Получилось ли у них?
Там, за окружающим остров настоящим и бескрайним океаном бушевали “Битлз” и хиппи, накатывались волнами антивоенные демонстрации и громились парижские бульвары.
В тишине и спокойствии полей и перелесков, в самой глубине “большевистского уголка” обреченно погромыхивала на поворотах аксеновская “затоваренная”…
Потом что-то треснуло в самом острове. Потянулись с него лианы и корни, через океан пытающиеся дотянуться до других берегов. Какие-то чужие и тревожные ветра стали тревожить кажущуюся безмятежность – и, наконец, вулкан проснулся, потекла лава…
И Аксенов все-таки выбрался! Одним из первых вскочил в ту самую утлую посудину с вёслышками. Перебрался, чтоб заговорить теперь на языке всего остального человечества.
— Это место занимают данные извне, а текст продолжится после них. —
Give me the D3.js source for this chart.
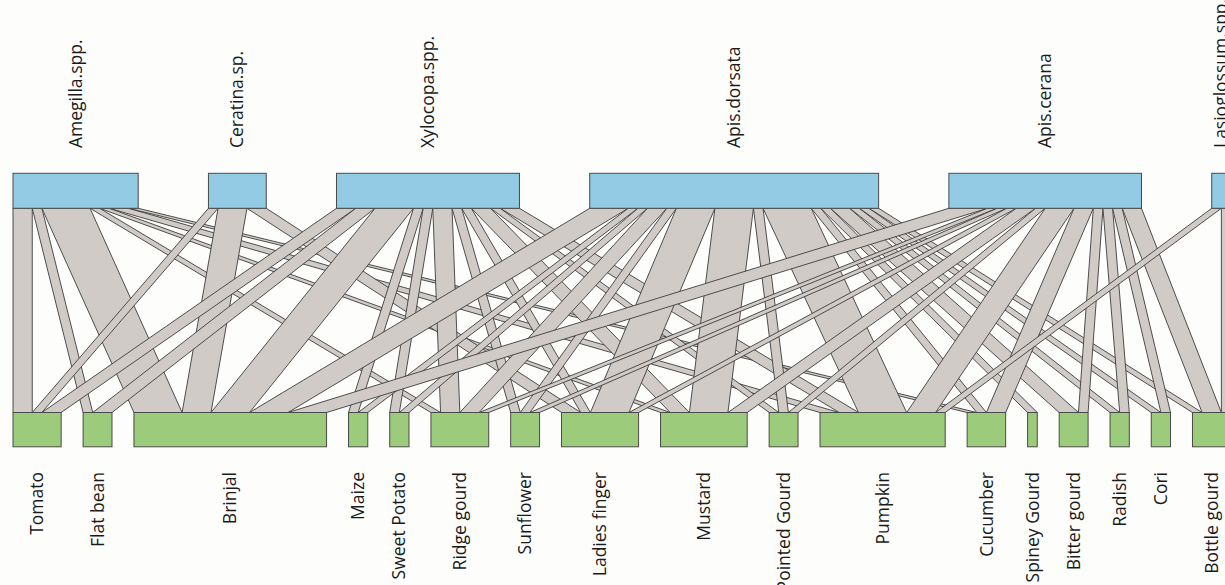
<!DOCTYPE html>
<html>
<head>
<meta charset="utf-8">
<script src="https://cdn.jsdelivr.net/npm/d3@7"></script>
<style>
  html, body { margin: 0; padding: 0; background: #fdfdfb; }
  svg { display: block; }
  text { font-family: "Open Sans", "Noto Sans", sans-serif; fill: #1a1a1a; }
</style>
</head>
<body>
<svg id="web" width="1225" height="585"></svg>
<script>
// Pollinator (upper level) and crop (lower level) names
const pollinators = ["Amegilla.spp.", "Ceratina.sp.", "Xylocopa.spp.", "Apis.dorsata", "Apis.cerana", "Lasioglossum.spp."];
const crops = ["Tomato", "Flat bean", "Brinjal", "Maize", "Sweet Potato", "Ridge gourd", "Sunflower",
  "Ladies finger", "Mustard", "Pointed Gourd", "Pumpkin", "Cucumber", "Spiney Gourd",
  "Bitter gourd", "Radish", "Cori", "Bottle gourd"];

// Visits of each pollinator to each crop (same order as `crops`)
const amegilla     = [2, 1, 5, 0, 0, 1, 0, 0, 1, 0, 2, 1, 0, 0, 0, 0, 0];
const ceratina     = [1, 0, 3, 0, 0, 0, 0, 2, 0, 0, 0, 0, 0, 0, 0, 0, 0];
const xylocopa     = [2, 2, 4, 1, 1, 2, 1, 1, 2, 1, 2, 0, 0, 0, 0, 0, 0];
const apisDorsata  = [0, 0, 4, 1, 1, 2, 1, 4, 4, 1, 5, 1, 1, 2, 1, 1, 1];
const apisCerana   = [0, 0, 4, 0, 0, 1, 1, 1, 2, 1, 3, 2, 0, 1, 1, 1, 2];
const lasioglossum = [0, 0, 0, 0, 0, 0, 0, 0, 0, 0, 1, 0, 0, 0, 0, 0, 1];

const web = [amegilla, ceratina, xylocopa, apisDorsata, apisCerana, lasioglossum];

// ---- layout -------------------------------------------------------------
const svg = d3.select("#web");
const unitPx = 9.63;           // pixels per visit
const left = 13;
const lowGap = 2.28;           // gap between crop boxes, in visit units
const total = d3.sum(web, r => d3.sum(r));
const span = total + lowGap * (crops.length - 1);
const highGap = lowGap * (crops.length - 1) / (pollinators.length - 1);

const x = d3.scaleLinear().domain([0, span]).range([left, left + span * unitPx]);

const topY0 = 173.3, topY1 = 208.3;
const botY0 = 412.5, botY1 = 446.8;

// marginal totals
const highTot = web.map(r => d3.sum(r));
const lowTot = crops.map((_, j) => d3.sum(web, r => r[j]));

// box start positions (in units)
const highStart = [];
{ let s = 0; highTot.forEach((t, i) => { highStart.push(s); s += t + highGap; }); }
const lowStart = [];
{ let s = 0; lowTot.forEach((t, j) => { lowStart.push(s); s += t + lowGap; }); }

// link positions: on the upper box ordered by crop, on the lower box ordered by pollinator
const links = [];
const highCursor = highStart.slice();
const lowOffset = lowStart.slice();
const lowPos = web.map(() => new Array(crops.length).fill(0));
for (let j = 0; j < crops.length; j++) {
  for (let i = 0; i < pollinators.length; i++) {
    if (web[i][j] > 0) { lowPos[i][j] = lowOffset[j]; lowOffset[j] += web[i][j]; }
  }
}
for (let i = 0; i < pollinators.length; i++) {
  for (let j = 0; j < crops.length; j++) {
    const v = web[i][j];
    if (v > 0) {
      links.push({ i, j, v, top: highCursor[i], bot: lowPos[i][j] });
      highCursor[i] += v;
    }
  }
}

// ---- links --------------------------------------------------------------
svg.append("g")
  .selectAll("path")
  .data(links)
  .join("path")
  .attr("d", d => {
    const p = [
      [x(d.top), topY1], [x(d.top + d.v), topY1],
      [x(d.bot + d.v), botY0], [x(d.bot), botY0]
    ];
    return "M" + p.map(q => q.join(",")).join("L") + "Z";
  })
  .attr("fill", "#d1cbc8")
  .attr("stroke", "#3c3c3c")
  .attr("stroke-width", 0.9)
  .attr("stroke-linejoin", "miter");

// ---- boxes --------------------------------------------------------------
svg.append("g")
  .selectAll("rect")
  .data(pollinators)
  .join("rect")
  .attr("x", (d, i) => x(highStart[i]))
  .attr("y", topY0)
  .attr("width", (d, i) => x(highStart[i] + highTot[i]) - x(highStart[i]))
  .attr("height", topY1 - topY0)
  .attr("fill", "#92cbe3")
  .attr("stroke", "#4a4a4a")
  .attr("stroke-width", 1);

svg.append("g")
  .selectAll("rect")
  .data(crops)
  .join("rect")
  .attr("x", (d, j) => x(lowStart[j]))
  .attr("y", botY0)
  .attr("width", (d, j) => x(lowStart[j] + lowTot[j]) - x(lowStart[j]))
  .attr("height", botY1 - botY0)
  .attr("fill", "#9ccb7c")
  .attr("stroke", "#4a4a4a")
  .attr("stroke-width", 1);

// ---- labels -------------------------------------------------------------
svg.append("g")
  .selectAll("text")
  .data(pollinators)
  .join("text")
  .attr("transform", (d, i) => `translate(${x(highStart[i] + highTot[i] / 2)},148) rotate(-90)`)
  .attr("dy", "0.35em")
  .attr("text-anchor", "start")
  .attr("font-size", 17.5)
  .text(d => d);

svg.append("g")
  .selectAll("text")
  .data(crops)
  .join("text")
  .attr("transform", (d, j) => `translate(${x(lowStart[j] + lowTot[j] / 2)},472) rotate(-90)`)
  .attr("dy", "0.35em")
  .attr("text-anchor", "end")
  .attr("font-size", 17.5)
  .text(d => d);
</script>
</body>
</html>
“Остров Крым” – совершенно другой Аксенов. Теперь его можно было для Джона Буля с марсианского и не переводить, всякий “внешний” читатель в Палыче “позднем” спокойно разбирался, конечно же, даже слепому видно: вот едкая сатира на социалистический строй!
“Московская сага” – Аксенов тоже совершенно другой. И опять-таки для остального мира совершенно понятный (проклятый культ личности!).
Но вот в чем незадача: то, что в бурные девяностые казалось настоящей литературной “нетленкой” (в отличие от монбланов литературы прежней, “островной”, брошенной в мусор, с ее мгновенно устаревшими моченкиными, шустиковыми, ковалевыми, калчановыми, колтыгами и токарями-передовиками), как-то само собой тоже рассыпалось, когда остров (теперь “настоящий”) окончательно приткнулся всеми своими лианами и корнями к давно поджидающему блудного сына общечеловеческому материку. Солженицын с ужасом ожидал: что же произойдет, когда “приткнется”, когда правда обрушится водопадами. Теперь совершенно определенно можем ответить: ничего! В девяностые (еще только-только берега соприкоснулись, правда “обрушилась”) настоящие (не литературные) островитяне повопили, повозмущались, помитинговали, перечитали от корки до корки перестроечные журналы (Василий Павлович вместе с Рыбаковым тогда оказались на самом высоком гребне). И разошлись. По новым делам. Сатира на социалистический строй, эзопов язык, разоблачения гулагов и прочее диссидентство с их ранее наверняка бьющими приемами в один миг стали совершенно неактуальны: соцстроя как такового не стало, критиковать, стало быть, нечего, остров причалил к материку и кроме тех, кто действительно пострадал, мало кто из бывших островитян захотел оглядываться в тридцатые-сороковые.
Появился Сорокин.
Появился Пелевин.
Для поколения “новой волны” несчастные обитатели сталинской Москвы из аксеновской “саги”, так же как и дети Арбата, ушли в безнадежное прошлое. (Знаем-знаем. Было-было. Слишком политизировано. Слишком литературно упрощенно.) Некоторые улавливают в подобных “сагах и детях” даже отголоски некоторой конъюнктурности.
Бог им судья.
Интересует другое: какой же Аксенов остался? Островной? Общечеловеческоматериковый?
О монументальности Василия Павловича уже “материкового”, позднего, о его вкладе в общечеловеческую культуру и т.д. после смерти писателя не отписался разве что ленивый.
Не сомневаюсь: им, тем, кто был с ним рядом всю жизнь, повзрослевшим и окончательно протрезвевшим шестидесятникам, виднее.
Все-таки “Остров Крым”, “Сага”, “Москва Ква-Ква”…
Того самого, марсианского, инопланетного заповедника, в котором он начинал, нет и больше никогда уже не будет. Как и тех заповедных героев: лириков, физиков и прочих веселых “коллег”, которые бесстрашно шли на всякую там грозу…
Умный, усталый, проживший жизнь и во многом, конечно же, разобравшийся семидесятилетний Аксенов долго размышлял и о культе, и о своей трагедии, и о жизненном выборе в одном из последних интервью. Он был уже иной, совершенно иной, целиком материковый, общечеловеческий.
Но все-таки для меня трогательнее и ближе тот, с ушедшего Атлантидой на дно “литературного острова”, наивный, задорный, попыхивающий папироской, отбывающий вместе со своими забытыми нынче моряками и чудаками-моченкиными куда-то к солнечной прошлой дали, полной “звездных билетов”, джаза и комсомольских собраний в своем одиноком затоваренном грузовике.